Ginkgo first used VAST Data’s system for high-speed storage of its Jupyter notebooks, open-source web applications that allow users to create and share documents that contain live code, equations, visualizations and narrative text. “They were very, very helpful and very attentive to us with support while we were doing that,” Treff said of VAST Data. “Their support has been top notch.”
Ginkgo last year raised $290 million in Series E financing, with plans to use the capital toward expanding synthetic biology applications for its cell programming platform.
Another VAST Data customer is Zebra Medical, whose software analyzes medical imaging data in real time with human level accuracy using a proprietary database of millions of scans.
Headquartered in New York City, VAST Data was founded in 2016 by Hallak, who was formerly XtremIO VP of R&D, and two other co-founders: Shachar Fienblit, VP of R&D, who previously served as Kaminario’s CTO; and Jeff Denworth, VP of Products, who most recently led marketing for CTERA. The company began shipping its first GA product in November of 2018, and formally launched in February 2019.

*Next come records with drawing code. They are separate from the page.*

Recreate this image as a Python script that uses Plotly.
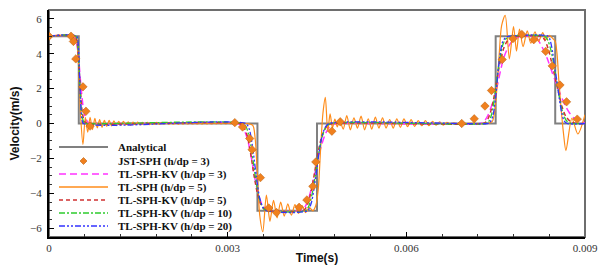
import plotly.graph_objects as go

# ---------------- data (time in microseconds, velocity in m/s) ----------------
ANALYTICAL_T = [0, 500, 500, 3500, 3500, 4500, 4500, 7500, 7500, 8500, 8500, 9000]
ANALYTICAL_V = [5, 5, 0, 0, -5, -5, 0, 0, 5, 5, 0, 0]

JST_T = [0, 370, 410, 450, 570, 620, 690, 3120, 3250, 3370, 3410, 3550, 3690, 3820,
         4200, 4330, 4430, 4480, 4750, 4890, 6930, 7140, 7320, 7430, 7610, 7790, 7940,
         8140, 8340, 8450, 8580, 8690, 8870]
JST_V = [5, 5, 4.7, 3.7, 2.1, 0.7, -0.15, 0.05, -0.2, -0.86, -1.5, -3.1, -4.84, -5.1,
         -4.8, -4.38, -3.6, -2.2, -0.44, 0.1, 0.0, 0.27, 1.0, 1.89, 3.66, 4.86, 5.1,
         4.8, 4.13, 3.3, 2.2, 1.24, 0.25]

KV3_T = [0, 420, 460, 500, 540, 580, 620, 670, 720, 3150, 3220, 3280, 3340, 3400, 3460,
         3520, 3580, 3640, 3720, 4200, 4280, 4340, 4400, 4460, 4520, 4580, 4640, 4700,
         4780, 4860, 7240, 7300, 7360, 7420, 7480, 7530, 7580, 7630, 7680, 7740, 7800,
         7880, 7960, 8150, 8200, 8260, 8320, 8380, 8440, 8500, 8560, 8620, 8680, 8740,
         8800, 8880, 9000]
KV3_V = [5, 5, 4.7, 3.6, 2.0, 0.8, 0.25, 0.03, 0, 0, -0.1, -0.4, -1.0, -2.0, -3.2,
         -4.1, -4.65, -4.9, -5, -5, -4.85, -4.5, -3.8, -2.9, -2.0, -1.2, -0.6, -0.25,
         -0.05, 0, 0, 0.1, 0.4, 0.9, 1.5, 2.2, 3.0, 3.7, 4.15, 4.55, 4.8,
         4.95, 5, 5, 4.85, 4.5, 4.1, 3.6, 3.0, 2.45, 1.9, 1.4, 0.95, 0.6,
         0.35, 0.15, 0.03]

TL_T = [0, 440, 470, 500, 530, 570, 610, 650, 690, 730, 770, 810, 850, 890, 930, 970,
        1010, 1050, 1090, 1130, 1170, 1210, 1250, 1290, 1330, 1370, 1410, 1450, 1490,
        1530, 1570, 1610, 1650, 1690, 1730, 1770, 1810, 1850, 1890, 1930, 1970, 2010,
        2050, 2090, 2130, 2170, 2210, 2250, 2290, 2330, 2370, 2410, 2450, 2490, 2530,
        2570, 2610, 2650, 2690, 2730, 2770, 2810, 2850, 2890, 2930, 2970, 3010, 3050,
        3100, 3150, 3300, 3420, 3460, 3500, 3540, 3590, 3650, 3710, 3770, 3830, 3890,
        3950, 4010, 4070, 4130, 4190, 4250, 4310, 4370, 4430, 4480, 4520, 4560, 4600,
        4640, 4680, 4720, 4760, 4800, 4840, 4880, 4940, 5000, 5060, 5120, 5180, 5240,
        5300, 5360, 5420, 5480, 5540, 5600, 5660, 5720, 5780, 5840, 5900, 5960, 6020,
        6080, 6140, 6200, 6260, 6320, 6380, 6440, 6500, 6560, 6620, 6680, 6740, 6800,
        6860, 6920, 6980, 7050, 7150, 7350, 7440, 7480, 7520, 7560, 7600, 7660, 7730,
        7800, 7850, 7900, 7960, 8030, 8090, 8160, 8220, 8290, 8340, 8400, 8450, 8500,
        8530, 8560, 8600, 8640, 8680, 8780, 8880, 9000]
TL_V = [5, 5, 4.7, 3.0, 0.5, -1.2, 0.35, -0.5, 0.35, -0.35, 0.3, -0.25, 0.22, -0.22, 0.18,
        -0.16, 0.18, -0.14, 0.15, -0.12, 0.12, -0.1, 0.12, -0.08, 0.09, -0.1, 0.08, -0.06,
        0.08, -0.08, 0.06, -0.05, 0.06, -0.06, 0.05, -0.04, 0.06, -0.05, 0.04, -0.04, 0.05,
        -0.04, 0.04, -0.04, 0.05, -0.04, 0.04, -0.04, 0.04, -0.03, 0.04, -0.03, 0.04,
        -0.03, 0.03, -0.03, 0.04, -0.02, 0.03, -0.03, 0.03, -0.02, 0.03, -0.02, 0.02,
        -0.02, 0.02, -0.01, 0.01, 0, 0, -0.1, -0.8, -3.0, -5.3, -6.2, -4.1, -5.6, -4.4,
        -5.4, -4.5, -5.3, -4.6, -5.25, -4.65, -5.15, -4.7, -5.1, -4.8, -5.0, -4.7, -3.8,
        -1.5, 0.6, 1.5, -0.45, 0.55, -0.25, 0.25, -0.2, 0.2, -0.32, 0.45, -0.36, 0.32, -0.26,
        0.42, -0.36, 0.27, -0.32, 0.36, -0.26, 0.32, -0.26, 0.23, -0.26, 0.26, -0.22, 0.26,
        -0.18, 0.22, -0.17, 0.17, -0.13, 0.17, -0.13, 0.13, -0.1, 0.1, -0.09, 0.07, -0.05,
        0.04, -0.04, 0.03, -0.02, 0.01, 0, 0, 0.1, 0.6, 2.0, 4.0, 5.6, 6.2, 3.7, 5.55, 4.15,
        5.4, 4.4, 5.3, 4.6, 5.25, 4.7, 5.2, 4.8, 5.05, 4.9, 4.7, 4.0, 2.5, 0.8, -0.6, -1.55,
        0.3, -0.6, 0.5]

KV5_T = [0, 440, 470, 500, 530, 560, 600, 650, 3200, 3260, 3320, 3380, 3440, 3500,
         3560, 3620, 3700, 4260, 4320, 4380, 4440, 4500, 4560, 4620, 4680, 4760, 7280,
         7340, 7400, 7460, 7520, 7580, 7640, 7700, 7780, 7860, 8260, 8320, 8380, 8440,
         8500, 8560, 8620, 8680, 8760, 8860, 9000]
KV5_V = [5, 5, 4.7, 3.4, 1.8, 0.6, 0.1, 0, 0, -0.15, -0.6, -1.6, -2.9, -4.0,
         -4.65, -4.92, -5, -5, -4.8, -4.2, -3.2, -2.0, -1.0, -0.4, -0.1, 0, 0,
         0.1, 0.5, 1.3, 2.5, 3.6, 4.35, 4.75, 4.95, 5, 5, 4.8, 4.3, 3.5,
         2.6, 1.7, 0.9, 0.4, 0.1, 0, 0]

KV10_T = [0, 450, 480, 505, 530, 555, 590, 630, 3250, 3310, 3370, 3430, 3490, 3550,
          3610, 3680, 4300, 4360, 4420, 4480, 4540, 4600, 4660, 4730, 7330, 7380, 7430,
          7480, 7530, 7580, 7630, 7700, 7780, 8320, 8370, 8420, 8470, 8520, 8570, 8620,
          8680, 8750, 9000]
KV10_V = [5, 5, 4.6, 3.2, 1.5, 0.4, 0.05, 0, 0, -0.2, -0.9, -2.2, -3.6, -4.5,
          -4.9, -5, -5, -4.75, -4.0, -2.8, -1.5, -0.6, -0.15, 0, 0, 0.1, 0.5,
          1.5, 2.8, 3.9, 4.6, 4.93, 5, 5, 4.8, 4.3, 3.5, 2.5, 1.5, 0.7,
          0.2, 0.02, 0]

KV20_T = [0, 460, 490, 510, 530, 550, 580, 3300, 3360, 3420, 3480, 3540, 3600, 3660,
          4340, 4400, 4460, 4520, 4580, 4640, 4700, 7360, 7400, 7450, 7500, 7540, 7580,
          7620, 7680, 7740, 8380, 8420, 8460, 8500, 8530, 8570, 8610, 8650, 8700, 9000]
KV20_V = [5, 5, 4.5, 3.0, 1.3, 0.3, 0, 0, -0.3, -1.4, -3.0, -4.3, -4.85, -5,
          -5, -4.6, -3.5, -2.0, -0.8, -0.2, 0, 0, 0.05, 0.4, 1.5, 3.0, 4.1,
          4.7, 4.95, 5, 5, 4.7, 4.0, 3.0, 2.4, 1.4, 0.6, 0.15, 0, 0]

X_TICKS = [0, 0.003, 0.006, 0.009]
X_TICK_TEXT = ["0", "0.003", "0.006", "0.009"]
Y_TICKS = [-6, -4, -2, 0, 2, 4, 6]

US = 1e-6
def sec(lst):
    return [v * US for v in lst]

# ---------------- styles ----------------
SERIES = [
    ("TL-SPH-KV (h/dp = 3)", KV3_T, KV3_V, "#FF33FF", "7px,4px", 1.5),
    ("TL-SPH (h/dp = 5)", TL_T, TL_V, "#FF8C1A", "solid", 1.2),
    ("TL-SPH-KV (h/dp = 5)", KV5_T, KV5_V, "#D03030", "4px,3px", 1.5),
    ("TL-SPH-KV (h/dp = 10)", KV10_T, KV10_V, "#2ECC2E", "6px,2px,2px,2px", 1.3),
    ("TL-SPH-KV (h/dp = 20)", KV20_T, KV20_V, "#3333FF", "6px,2px,2px,2px,2px,2px", 1.3),
]

fig = go.Figure()
fig.add_trace(go.Scatter(x=sec(ANALYTICAL_T), y=ANALYTICAL_V, mode="lines",
                         name="Analytical", line=dict(color="#808080", width=2),
                         showlegend=False))
for name, t, v, color, dash, width in SERIES:
    fig.add_trace(go.Scatter(x=sec(t), y=v, mode="lines", name=name,
                             line=dict(color=color, dash=dash, width=width,
                                       shape="spline", smoothing=0.8),
                             showlegend=False))
fig.add_trace(go.Scatter(x=sec(JST_T), y=JST_V, mode="markers", name="JST-SPH (h/dp = 3)",
                         marker=dict(symbol="diamond", size=6.5, color="#F0801E",
                                     line=dict(color="#B86010", width=0.5)),
                         showlegend=False))

# ---------------- layout geometry ----------------
W, H = 598, 268
L, R, T, B = 49, 13, 10, 31
PW, PH = W - L - R, H - T - B

def px(x):
    return (x - L) / PW

def py(y):
    return (H - B - y) / PH

shapes = [dict(type="rect", xref="paper", yref="paper", x0=0, x1=1, y0=0, y1=1,
               line=dict(color="#6E6E6E", width=2), layer="below")]
annotations = []

LEG_ROWS = [147, 161, 174, 187, 200, 213, 226]
LEG_ITEMS = [
    ("Analytical", "#808080", "solid", 2, "line"),
    ("JST-SPH (h/dp = 3)", "#F0801E", None, 0, "diamond"),
    ("TL-SPH-KV (h/dp = 3)", "#FF33FF", "7px,4px", 1.5, "line"),
    ("TL-SPH (h/dp = 5)", "#FF8C1A", "solid", 1.5, "line"),
    ("TL-SPH-KV (h/dp = 5)", "#D03030", "4px,3px", 1.5, "line"),
    ("TL-SPH-KV (h/dp = 10)", "#2ECC2E", "6px,2px,2px,2px", 1.3, "line"),
    ("TL-SPH-KV (h/dp = 20)", "#3333FF", "6px,2px,2px,2px,2px,2px", 1.3, "line"),
]
for yrow, (label, color, dash, width, kind) in zip(LEG_ROWS, LEG_ITEMS):
    if kind == "line":
        shapes.append(dict(type="line", xref="paper", yref="paper",
                           x0=px(59), x1=px(108), y0=py(yrow), y1=py(yrow),
                           line=dict(color=color, width=width, dash=dash)))
    else:
        cx, cy, s = 83.5, yrow, 3.5
        path = (f"M {px(cx - s)},{py(cy)} L {px(cx)},{py(cy - s)} "
                f"L {px(cx + s)},{py(cy)} L {px(cx)},{py(cy + s)} Z")
        shapes.append(dict(type="path", xref="paper", yref="paper", path=path,
                           fillcolor=color, line=dict(color="#B86010", width=0.6)))
    annotations.append(dict(xref="paper", yref="paper", x=px(116), y=py(yrow),
                            xanchor="left", yanchor="middle", showarrow=False,
                            text=f"<b>{label}</b>",
                            font=dict(family="Liberation Serif", size=11, color="#111")))

fig.update_layout(
    width=W, height=H,
    margin=dict(l=L, r=R, t=T, b=B, pad=0, autoexpand=False),
    paper_bgcolor="white", plot_bgcolor="white",
    showlegend=False, hovermode=False,
    shapes=shapes, annotations=annotations,
    font=dict(family="Liberation Serif", size=11, color="#333"),
)
fig.update_xaxes(range=[0, 0.009], tickvals=X_TICKS, ticktext=X_TICK_TEXT,
                 automargin=False,
                 showgrid=False, zeroline=False, showline=True, linecolor="black",
                 linewidth=2, ticks="inside", ticklen=5, tickwidth=1, tickcolor="black",
                 minor=dict(dtick=0.0006, ticks="inside", ticklen=3, tickcolor="#333"),
                 tickfont=dict(family="Liberation Serif", size=11, color="#333"),
                 title=dict(text="<b>Time(s)</b>", standoff=0,
                            font=dict(family="Liberation Sans", size=12, color="#111")))
fig.update_yaxes(range=[-6.5, 6.5], tickvals=Y_TICKS,
                 automargin=False,
                 showgrid=False, zeroline=False, showline=True, linecolor="black",
                 linewidth=2, ticks="inside", ticklen=5, tickwidth=1, tickcolor="black",
                 minor=dict(dtick=0.5, ticks="inside", ticklen=3, tickcolor="#333"),
                 tickfont=dict(family="Liberation Serif", size=11, color="#333"),
                 ticklabelstandoff=3,
                 title=dict(text="<b>Velocity(m/s)</b>", standoff=8,
                            font=dict(family="Liberation Sans", size=12, color="#111")))

fig.write_html("out.html", config={"displayModeBar": False},
               post_script="document.body.style.margin='0';document.body.style.overflow='hidden';")
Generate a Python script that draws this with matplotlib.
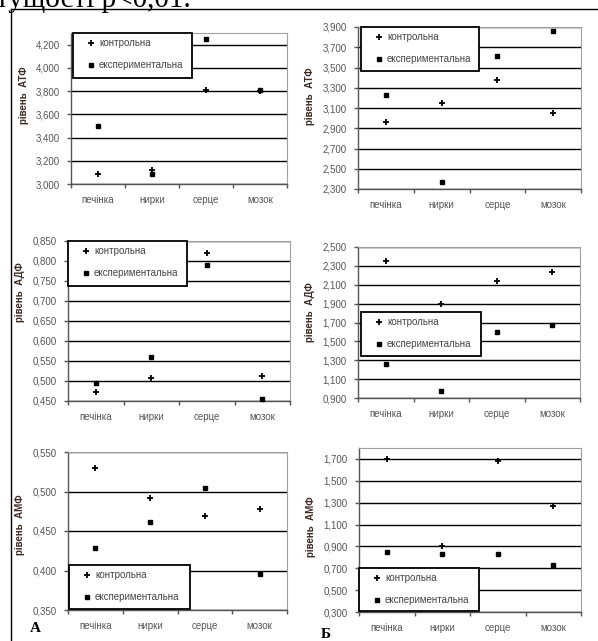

VAST Data’s Universal Storage system has had five major feature releases since product launch. The fifth occurred April 30, when the company launched Version 3.0 of Universal Storage with more than 20 new features and updates designed for easier deploying and scaling, with enhanced user behavior monitoring and performance improvements:
- SMB support for Windows and MacOS applications: VAST has developed its own SMB server stack to power high throughput Windows and Mac applications—a solution designed to enable enterprise customers to enjoy seamless multi-protocol access between NFS and SMB as well as the performance needed for media and entertainment organizations.
- Cloud-Based Backups: VAST’s new Snap-to-Object feature allows customers to protect their critical data assets by snapshotting data to another VAST system, an on-premises S3 storage system or the cloud service of their choosing.
- Native encryption at rest: Version 3 will encrypt user data at rest using FIPS-class AES-256 when it is stored to 3D XPoint and QLC flash
- Enhanced data reduction for unstructured data: This release enables VAST to showcase its unique Similarity-Based Data Reduction and delivers dramatic storage efficiency gains to customers who have never experienced any data reduction from their legacy storage options—a change that VAST says will thus make flash affordable for all applications.
VAST Data has enjoyed trade news outlet honors that include Storage Magazine and SearchStorage’s 2019 Storage Product of the Year, inclusion in CRN’s 10 Hottest Data Storage Startups of 2019, and Channel Partners 2020 Channel Influencer.
The $100 million in Series C financing has more than doubled VAST Data’s total funding raised to $180 million, with most of that capital—the company’s “war chest” of $140 million—available to satisfy global customer demand for next-gen infrastructure, and to enable data driven applications through continued innovation, Hallak said. The company has yet to tap into its $40 million in Series B financing raised in February 2019.
“This expanded war chest lays out a clear path to break even, allowing us to thoughtfully invest in our business and maintain forward momentum, to innovate and capture market share across boom times as well as times of market turbulence,” Denworth stated on the company’s blog.
Next47, a global venture firm backed by Siemens, led the Series C financing, with participation by past investors as well as new investors—including 83North, Commonfund Capital, Dell Technologies Capital, Goldman Sachs, Greenfield Partners, Mellanox Capital and Norwest Venture Partners.